Sunday, February 26, 2012

Recovering

I'm going through an adjustment in my thyroid medication. (My cancer appears to be in remission, or nearly so, and the risk of recurrence is managed with a deliberate, slight overdose in replacement hormone, which takes time to achieve.) My doctor is tinkering with my dose right now, which is making me feel weird, and a little sick.

So for this reason, I was poking around on the internet and I came across a useful bit of writing. I'm basically well, with just a handful of mostly acceptable symptoms, so as I read it, T's needs, rather than my own, leapt to mind. The advice, below, struck me as very apt advice for parenting traumatized kids. Written from the patient's point-of-view, it went like this:

>Sometimes I need time alone.

>Drive me to appointments until I can drive.

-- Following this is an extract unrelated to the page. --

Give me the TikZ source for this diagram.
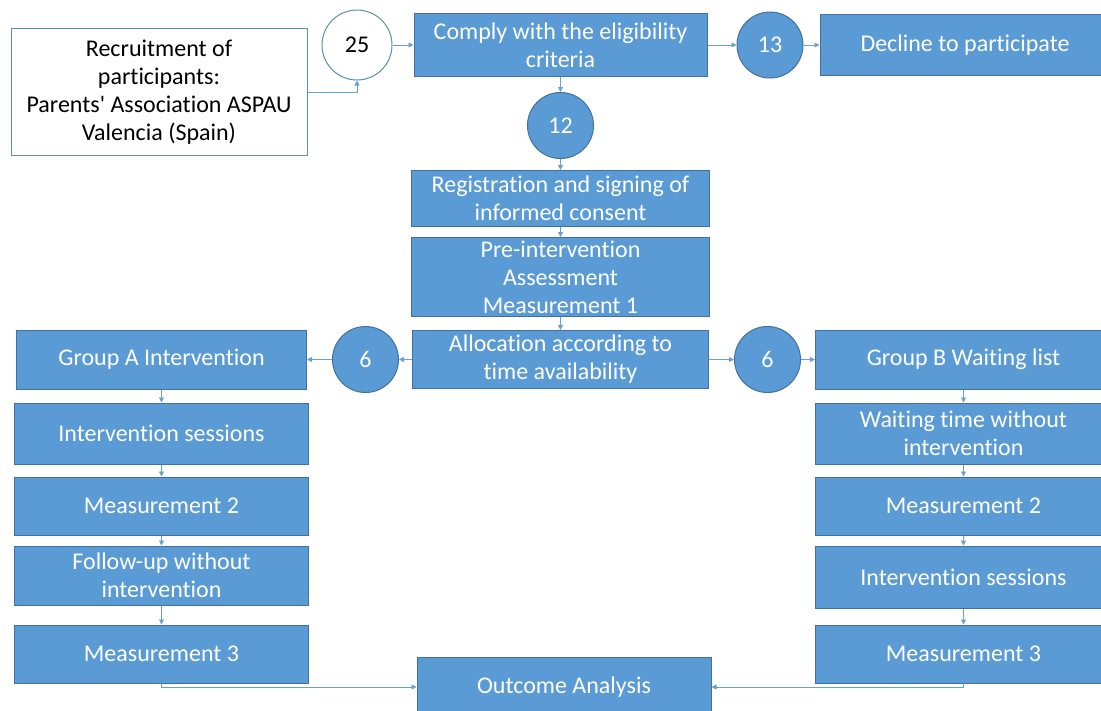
\documentclass[tikz,border=0pt]{standalone}
\usepackage{fontspec}
\setmainfont{Carlito}[Ligatures=NoCommon]
\usetikzlibrary{positioning,arrows.meta}
\definecolor{boxfill}{HTML}{5B9BD5}
\definecolor{boxedge}{HTML}{41719C}
\definecolor{linkblue}{HTML}{6A9FD0}
\definecolor{greyedge}{HTML}{5E8FA8}
\tikzset{
  blockbox/.style={rectangle, draw=boxedge, line width=1pt, fill=boxfill, text=white,
    minimum width=294pt, minimum height=59pt, align=center, inner sep=1pt,
    font=\fontsize{24}{28}\selectfont},
  countdot/.style={circle, draw=boxedge, line width=1pt, fill=boxfill, text=white,
    minimum size=66pt, inner sep=0pt, font=\fontsize{24}{28}\selectfont},
  link/.style={draw=linkblue, line width=0.8pt, -{Triangle[length=5pt,width=5pt]}}
}
\begin{document}
\begin{tikzpicture}[x=1pt, y=-1pt]
    \useasboundingbox (0,0) rectangle (1101,710);
    % Define nodes
    \node [rectangle, draw=greyedge, line width=1pt, fill=white, minimum width=296pt, minimum height=127pt,
      align=center, font=\fontsize{24}{28}\selectfont] (recruit) at (159,92)
      {Recruitment of\\participants:\\Parents\textquotesingle{} Association ASPAU\\Valencia (Spain)};
    \node [circle, draw=greyedge, line width=1pt, fill=white, minimum size=70pt, inner sep=0pt,
      font=\fontsize{24}{28}\selectfont] (c25) at (357,45) {25};
    \node [blockbox, minimum width=293pt, minimum height=63pt, right=21pt of c25] (comply) {Comply with the eligibility\\criteria};
    \node [countdot, right=29pt of comply] (c13) {13};
    \node [blockbox, minimum width=290pt, minimum height=61pt, right=16pt of c13] (decline) {Decline to participate};
    \node [countdot, below=15pt of comply] (c12) {12};
    \node [blockbox, minimum width=298pt, minimum height=56pt, below=11pt of c12] (reg) {Registration and signing of\\informed consent};
    \node [blockbox, minimum width=298pt, minimum height=79pt, below=10pt of reg] (pre) {Pre-intervention\\Assessment\\Measurement 1};
    \node [blockbox, minimum width=296pt, minimum height=58pt, below=13pt of pre] (alloc) {Allocation according to\\time availability};

    % Group A
    \node [countdot, left=13pt of alloc] (c6a) {6};
    \node [blockbox, minimum width=290pt, left=25pt of c6a] (grpA) {Group A Intervention};
    \node [blockbox, minimum height=61pt, below=13pt of grpA] (sesA) {Intervention sessions};
    \node [blockbox, minimum height=58pt, below=12pt of sesA] (meas2A) {Measurement 2};
    \node [blockbox, below=10pt of meas2A] (followA) {Follow-up without\\intervention};
    \node [blockbox, minimum height=58pt, below=19pt of followA] (meas3A) {Measurement 3};

    % Group B
    \node [countdot, right=25pt of alloc] (c6b) {6};
    \node [blockbox, minimum width=296pt, right=14pt of c6b] (grpB) {Group B Waiting list};
    \node [blockbox, minimum width=296pt, minimum height=61pt, below=13pt of grpB] (waitB) {Waiting time without\\intervention};
    \node [blockbox, minimum width=296pt, minimum height=58pt, below=12pt of waitB] (meas2B) {Measurement 2};
    \node [blockbox, minimum width=296pt, minimum height=62pt, below=10pt of meas2B] (sesB) {Intervention sessions};
    \node [blockbox, minimum width=296pt, minimum height=58pt, below=16pt of sesB] (meas3B) {Measurement 3};

    \node [blockbox, minimum width=294pt, minimum height=60pt] (outcome) at (564,687) {Outcome Analysis};

    % Draw edges
    \draw [link] (recruit.east) -| (c25.south);
    \draw [link] (c25) -- (comply);
    \draw [link] (comply) -- (c13);
    \draw [link] (c13) -- (decline);
    \draw [link] (comply) -- (c12);
    \draw [link] (c12) -- (reg);
    \draw [link] (reg) -- (pre);
    \draw [link] (pre) -- (alloc);
    \draw [link] (alloc) -- (c6a);
    \draw [link] (c6a) -- (grpA);
    \draw [link] (alloc) -- (c6b);
    \draw [link] (c6b) -- (grpB);
    \draw [link] (grpA) -- (sesA);
    \draw [link] (sesA) -- (meas2A);
    \draw [link] (meas2A) -- (followA);
    \draw [link] (followA) -- (meas3A);
    \draw [link] (grpB) -- (waitB);
    \draw [link] (waitB) -- (meas2B);
    \draw [link] (meas2B) -- (sesB);
    \draw [link] (sesB) -- (meas3B);
    \draw [link] (meas3A.south) |- (outcome.west);
    \draw [link] (meas3B.south) |- (outcome.east);
\end{tikzpicture}
\end{document}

>Handle phone calls, faxes, emails from family, friends. Sometimes it’s just too much. (To this, I would add my own spin for kids coming from foster care: handle letters, appointments, and information from the courts and social workers for me, because it's just too much.)

>Don’t ask if you can help, just do it. I’m having trouble making decisions right now.

>Listen while I sound off. There’s a lot happening to me and I need to verbalize without hurting someone’s feelings.

>Act normal, and don’t try to cheer me up when I’m depressed. It’s normal to be depressed when things are going badly.

>Resist the temptation to lash out in anger. I’m not angry at you, just at fate, or God, or whomever I blame for bringing illness into our lives.

>Even if I’m withdrawn, talk to me frequently. Sit nearby, read the paper, or just ‘be there.’

>Include me in family activities and decisions. I’m only sick, not mentally incompetent.

Every single thing on that list is something that we have realized and internalized, through trial and error, in the last three years of parenting T. He is recovering from a prolonged shock to his system, and figuring out what post-trauma equilibrium feels like and how to maintain it. It's a process not unlike recovery from chronic illness.

3 comments:

GB's Mom said...

Good analogy!

Semi-feral Mama said...

As you know, I love your blog. I just nominated you for a Liebster Blog Award (although I don't think anyone actually wins this award, I think it is just a nomination acknowledgement or something.) Anyhow, you can read the thing at my blog if you are interested.
Thanks.

Anonymous said...

What an astonishing story -- thank you so very much for writing all this down! We are considering adopting a 15-year-old boy (we have previously adopted a special needs boy from foster care) and your Blog has provided such helpful information regarding issues with an "old" child -- close to aging out, that is -- adopted from foster care.